→ Problem details:
Copy everything in the listing below word for word, apart from any images.

Begin Raw data

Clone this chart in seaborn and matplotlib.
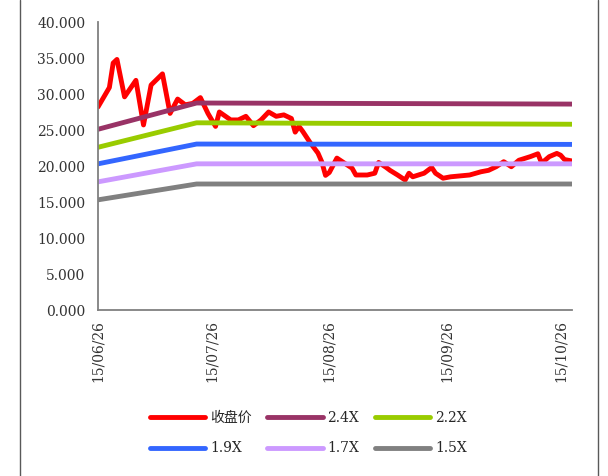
import pandas as pd
import matplotlib.pyplot as plt
import matplotlib.dates as mdates
from matplotlib.lines import Line2D
import seaborn as sns

# closing price
close_dates = [
    "2015-06-26", "2015-06-29", "2015-06-30", "2015-07-01", "2015-07-03", "2015-07-06",
    "2015-07-08", "2015-07-10", "2015-07-13", "2015-07-15", "2015-07-17", "2015-07-19",
    "2015-07-21", "2015-07-23", "2015-07-25", "2015-07-27", "2015-07-28", "2015-07-31",
    "2015-08-02", "2015-08-04", "2015-08-06", "2015-08-08", "2015-08-10", "2015-08-12",
    "2015-08-14", "2015-08-16", "2015-08-17", "2015-08-18", "2015-08-19", "2015-08-21",
    "2015-08-23", "2015-08-24", "2015-08-25", "2015-08-26", "2015-08-28", "2015-08-30",
    "2015-09-01", "2015-09-02", "2015-09-05", "2015-09-07", "2015-09-08", "2015-09-10",
    "2015-09-11", "2015-09-13", "2015-09-15", "2015-09-16", "2015-09-17", "2015-09-20",
    "2015-09-22", "2015-09-23", "2015-09-25", "2015-09-27", "2015-09-29", "2015-10-02",
    "2015-10-05", "2015-10-07", "2015-10-09", "2015-10-11", "2015-10-13", "2015-10-15",
    "2015-10-18", "2015-10-20", "2015-10-21", "2015-10-23", "2015-10-25", "2015-10-26",
    "2015-10-27", "2015-10-29",
]
close_values = [
    28.2, 30.9, 34.3, 34.8, 29.6, 31.9,
    25.7, 31.25, 32.8, 27.3, 29.3, 28.5,
    28.7, 29.5, 27.3, 25.5, 27.5, 26.4,
    26.4, 26.9, 25.6, 26.4, 27.5, 26.9,
    27.1, 26.6, 24.7, 25.5, 24.8, 23.2,
    21.8, 20.6, 18.7, 19.1, 21.1, 20.4,
    19.7, 18.75, 18.75, 19.0, 20.5, 19.8,
    19.4, 18.75, 18.05, 19.0, 18.5, 19.0,
    19.8, 19.0, 18.3, 18.5, 18.6, 18.75,
    19.2, 19.4, 19.9, 20.6, 19.9, 20.8,
    21.3, 21.7, 20.4, 21.3, 21.75, 21.5,
    20.9, 20.7,
]

# valuation bands (value at start, at the bend, at the end)
band_dates = ["2015-06-26", "2015-07-22", "2015-10-29"]
band_24 = [25.1, 28.75, 28.6]
band_22 = [22.6, 26.0, 25.8]
band_19 = [20.3, 23.05, 23.0]
band_17 = [17.8, 20.3, 20.3]
band_15 = [15.3, 17.5, 17.5]

band_labels = ["2.4X", "2.2X", "1.9X", "1.7X", "1.5X"]
band_colors = ["#993366", "#99CC00", "#3366FF", "#CC99FF", "#808080"]

tick_dates = ["2015-06-26", "2015-07-26", "2015-08-26", "2015-09-26", "2015-10-26"]

sns.set_style("white")
plt.rcParams['font.family'] = ['DejaVu Serif', 'Noto Sans CJK SC']

fig = plt.figure(figsize=(6.08, 4.76), dpi=100)
ax = fig.add_axes([98 / 608, 1 - 310 / 476, (572 - 98) / 608, (310 - 22) / 476])

line_kw = dict(linewidth=3.5, solid_capstyle='round', solid_joinstyle='round', sort=False)

# close price first, bands drawn on top like the original
sns.lineplot(x=pd.to_datetime(close_dates), y=close_values, color="#FF0000",
             label="收盘价", ax=ax, **line_kw)
for vals, lab, col in zip([band_24, band_22, band_19, band_17, band_15], band_labels, band_colors):
    sns.lineplot(x=pd.to_datetime(band_dates), y=vals, color=col, label=lab, ax=ax, **line_kw)

# axes
ax.set_xlim(pd.Timestamp("2015-06-26"), pd.Timestamp("2015-10-29"))
ax.set_ylim(0, 40)
ax.set_yticks(range(0, 41, 5))
ax.set_yticklabels([f"{v:.3f}" for v in range(0, 41, 5)])
ax.set_xticks(pd.to_datetime(tick_dates))
ax.xaxis.set_major_formatter(mdates.DateFormatter('%y/%m/%d'))
plt.setp(ax.get_xticklabels(), rotation=90, ha='center')
ax.tick_params(axis='both', length=0, labelsize=10, colors='#333333')
ax.tick_params(axis='y', pad=9)
ax.tick_params(axis='x', pad=7)
ax.set_xlabel("")
ax.set_ylabel("")
sns.despine(ax=ax)
for side in ['left', 'bottom']:
    ax.spines[side].set_color('#808080')
    ax.spines[side].set_linewidth(1.3)

# legend under the plot, filled row by row (matplotlib fills by column)
handles, labels = ax.get_legend_handles_labels()
ax.get_legend().remove()
order = [0, 3, 1, 4, 2, 5]
fig.legend([handles[i] for i in order], [labels[i] for i in order],
           loc='center', bbox_to_anchor=(0.507, 0.090), ncol=3,
           frameon=False, fontsize=10, handlelength=4, handletextpad=0.35,
           columnspacing=1.1, labelspacing=1.2)

# chart area border (left and right edges visible in the crop)
fig.add_artist(Line2D([20 / 608, 20 / 608], [0, 1], color='#595959', lw=1))
fig.add_artist(Line2D([598 / 608, 598 / 608], [0, 1], color='#595959', lw=1))

fig.savefig("out.png", dpi=100)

End Raw data

→ Solution for this exercise:
Clone this chart in seaborn and matplotlib.
import pandas as pd
import matplotlib.pyplot as plt
import matplotlib.dates as mdates
from matplotlib.lines import Line2D
import seaborn as sns

# closing price
close_dates = [
    "2015-06-26", "2015-06-29", "2015-06-30", "2015-07-01", "2015-07-03", "2015-07-06",
    "2015-07-08", "2015-07-10", "2015-07-13", "2015-07-15", "2015-07-17", "2015-07-19",
    "2015-07-21", "2015-07-23", "2015-07-25", "2015-07-27", "2015-07-28", "2015-07-31",
    "2015-08-02", "2015-08-04", "2015-08-06", "2015-08-08", "2015-08-10", "2015-08-12",
    "2015-08-14", "2015-08-16", "2015-08-17", "2015-08-18", "2015-08-19", "2015-08-21",
    "2015-08-23", "2015-08-24", "2015-08-25", "2015-08-26", "2015-08-28", "2015-08-30",
    "2015-09-01", "2015-09-02", "2015-09-05", "2015-09-07", "2015-09-08", "2015-09-10",
    "2015-09-11", "2015-09-13", "2015-09-15", "2015-09-16", "2015-09-17", "2015-09-20",
    "2015-09-22", "2015-09-23", "2015-09-25", "2015-09-27", "2015-09-29", "2015-10-02",
    "2015-10-05", "2015-10-07", "2015-10-09", "2015-10-11", "2015-10-13", "2015-10-15",
    "2015-10-18", "2015-10-20", "2015-10-21", "2015-10-23", "2015-10-25", "2015-10-26",
    "2015-10-27", "2015-10-29",
]
close_values = [
    28.2, 30.9, 34.3, 34.8, 29.6, 31.9,
    25.7, 31.25, 32.8, 27.3, 29.3, 28.5,
    28.7, 29.5, 27.3, 25.5, 27.5, 26.4,
    26.4, 26.9, 25.6, 26.4, 27.5, 26.9,
    27.1, 26.6, 24.7, 25.5, 24.8, 23.2,
    21.8, 20.6, 18.7, 19.1, 21.1, 20.4,
    19.7, 18.75, 18.75, 19.0, 20.5, 19.8,
    19.4, 18.75, 18.05, 19.0, 18.5, 19.0,
    19.8, 19.0, 18.3, 18.5, 18.6, 18.75,
    19.2, 19.4, 19.9, 20.6, 19.9, 20.8,
    21.3, 21.7, 20.4, 21.3, 21.75, 21.5,
    20.9, 20.7,
]

# valuation bands (value at start, at the bend, at the end)
band_dates = ["2015-06-26", "2015-07-22", "2015-10-29"]
band_24 = [25.1, 28.75, 28.6]
band_22 = [22.6, 26.0, 25.8]
band_19 = [20.3, 23.05, 23.0]
band_17 = [17.8, 20.3, 20.3]
band_15 = [15.3, 17.5, 17.5]

band_labels = ["2.4X", "2.2X", "1.9X", "1.7X", "1.5X"]
band_colors = ["#993366", "#99CC00", "#3366FF", "#CC99FF", "#808080"]

tick_dates = ["2015-06-26", "2015-07-26", "2015-08-26", "2015-09-26", "2015-10-26"]

sns.set_style("white")
plt.rcParams['font.family'] = ['DejaVu Serif', 'Noto Sans CJK SC']

fig = plt.figure(figsize=(6.08, 4.76), dpi=100)
ax = fig.add_axes([98 / 608, 1 - 310 / 476, (572 - 98) / 608, (310 - 22) / 476])

line_kw = dict(linewidth=3.5, solid_capstyle='round', solid_joinstyle='round', sort=False)

# close price first, bands drawn on top like the original
sns.lineplot(x=pd.to_datetime(close_dates), y=close_values, color="#FF0000",
             label="收盘价", ax=ax, **line_kw)
for vals, lab, col in zip([band_24, band_22, band_19, band_17, band_15], band_labels, band_colors):
    sns.lineplot(x=pd.to_datetime(band_dates), y=vals, color=col, label=lab, ax=ax, **line_kw)

# axes
ax.set_xlim(pd.Timestamp("2015-06-26"), pd.Timestamp("2015-10-29"))
ax.set_ylim(0, 40)
ax.set_yticks(range(0, 41, 5))
ax.set_yticklabels([f"{v:.3f}" for v in range(0, 41, 5)])
ax.set_xticks(pd.to_datetime(tick_dates))
ax.xaxis.set_major_formatter(mdates.DateFormatter('%y/%m/%d'))
plt.setp(ax.get_xticklabels(), rotation=90, ha='center')
ax.tick_params(axis='both', length=0, labelsize=10, colors='#333333')
ax.tick_params(axis='y', pad=9)
ax.tick_params(axis='x', pad=7)
ax.set_xlabel("")
ax.set_ylabel("")
sns.despine(ax=ax)
for side in ['left', 'bottom']:
    ax.spines[side].set_color('#808080')
    ax.spines[side].set_linewidth(1.3)

# legend under the plot, filled row by row (matplotlib fills by column)
handles, labels = ax.get_legend_handles_labels()
ax.get_legend().remove()
order = [0, 3, 1, 4, 2, 5]
fig.legend([handles[i] for i in order], [labels[i] for i in order],
           loc='center', bbox_to_anchor=(0.507, 0.090), ncol=3,
           frameon=False, fontsize=10, handlelength=4, handletextpad=0.35,
           columnspacing=1.1, labelspacing=1.2)

# chart area border (left and right edges visible in the crop)
fig.add_artist(Line2D([20 / 608, 20 / 608], [0, 1], color='#595959', lw=1))
fig.add_artist(Line2D([598 / 608, 598 / 608], [0, 1], color='#595959', lw=1))

fig.savefig("out.png", dpi=100)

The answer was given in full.